In a prior post, we discussed the “by reason of the fact” requirement in Delaware advancement proceedings.  In that post, we addressed the decision of Lieberman v. Electrolytic Ozone, Inc., C.A. No. 10152-VCN (Del. Ch. Sept. 5, 2015) which qualified as a relatively uncommon finding that the claims for which advancement was sought did not qualify under the statutory “by reason of the fact” standard.

A recent Court of Chancery decision, Hyatt v. Al Jazeera America Holdings II, LLC, C.A. No. 11465-VCG (Del. Ch.
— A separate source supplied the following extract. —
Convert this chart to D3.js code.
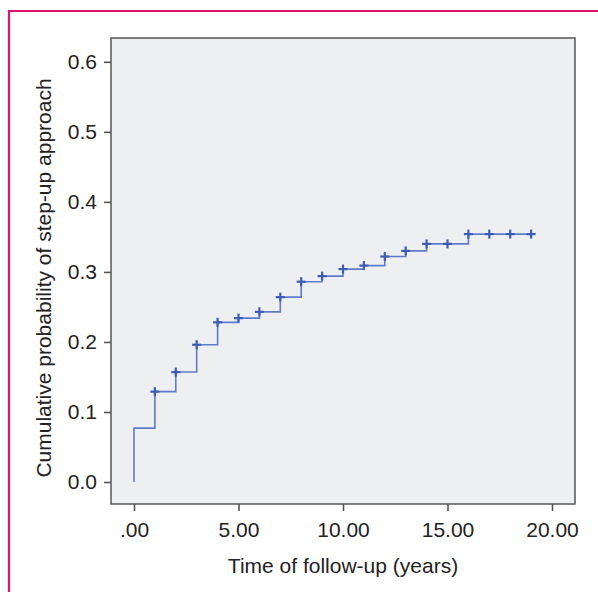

Mar. 31, 2016) shed more light on this standard.  Vice Chancellor Glasscock found that the former directors seeking advancement were sued “by reason of the fact” that they were directors in connection with a lawsuit over a merger agreement escrow account.

The court held that advancement would be required when the acts alleged involved acts the former directors took in their capacity as directors, even if the underlying suit was against them as former owner representatives.  The Court focused on the acts that lead to potential liability that count, not the capacity in which defendant is being sued.

Citing various sources, Vice Chancellor Glasscock shed light on the “by reason of the fact” standard, stating that:

This Court has held that an action is brought “by reason of the fact” of a defendant’s position as an officer or director if a “nexus or causal connection” exists between the underlying proceedings and the defendant’s “official corporate capacity.”  The requisite “nexus or causal connection” exists if “corporate powers were used or necessary for the commission of the alleged misconduct,” and may be established “even if the cause of action does not specify a claim of breach of fiduciary duty owed to the corporation.”

Moreover, the court referred to Section 18-108 of the Delaware LLC Act as giving broad authority to LLCs to provide indemnification by contract. Specifically, the court in this case found that the parties “intended to import the strictures of Section 145” by using the same language in their agreement.